Here I am, trying to be visible. I am trying so hard to live my authentic life right now, to live fully and honestly as myself. Yet every step I find myself telling lies. Not malicious, not "big" lies. But lies nonetheless.
I find myself coming out as a transgender man, asking for male pronouns and male privilege. But I know that I am not really male. Some days I feel more male, and most of the time I am happy to pass as male, but I am not and I don't think I ever will be.
However, I find myself answering the questions of "did you always know you were a man?", "do you feel like a man now?", "when will you have a beard/low voice?", with the untruths that I always knew in some way, yes I do, and I won't ever have a beard or low voice due to not taking hormones. I utter lies when I say that I'm devastated by this, when in fact I'm upset some days, horrified others, but mostly fine with it. I didn't ever imagine I would be able to take hormones, so it is no real loss. What I lament is that I won't ever fit society's vision of a man without hormones, so I won't be recognised as "not a woman".
I come out again and again, I remind people that it's "he", not "she". It fits better, but it's not my authentic self. It's not really me. I come out, and by doing so I hide myself again because I am not declaring my true identity.
There are few places I can truly be myself, and those are queer places, - not gay spaces, not straight spaces - but those spaces that welcome those of us who fall between the cracks. The "real" world, the world of work and bills and taxes, it has no place for me as a non binary person. There is no "NB" box. There is no Mx option on most forms.
I am doing my best every day to live authentically and yet I feel like I fail at each hurdle, though not for lack of trying. I wonder how to continue, when every day is so exhausting, yet I am still telling lies, to a degree.

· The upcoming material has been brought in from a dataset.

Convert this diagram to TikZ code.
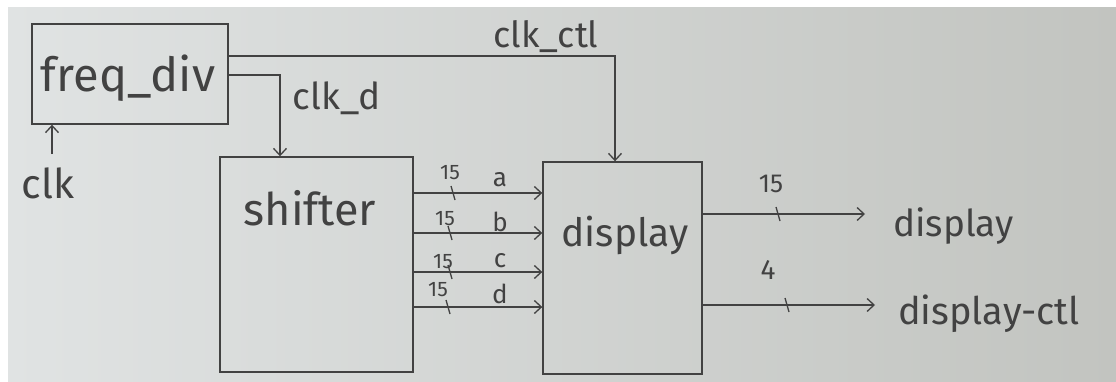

I wonder how authentic I can really be, without full honesty. And I wonder how to change the world so my true identity has a space.
LGBT* is becoming more seen, yet so many of us cannot be visible because the world will not see us.
Sometimes coming out doesn't mean being true to yourself, but true to the idea of what people expect you to be. Sometimes coming out means agreeing you feel trapped in the wrong body, because that is easier than trying to explain you are happy with the body you have and it is not "wrong". Sometimes coming out means still having to tell lies, to appease the fears of others, to sweep past their fear of the unknown. Sometimes, authenticity tells lies.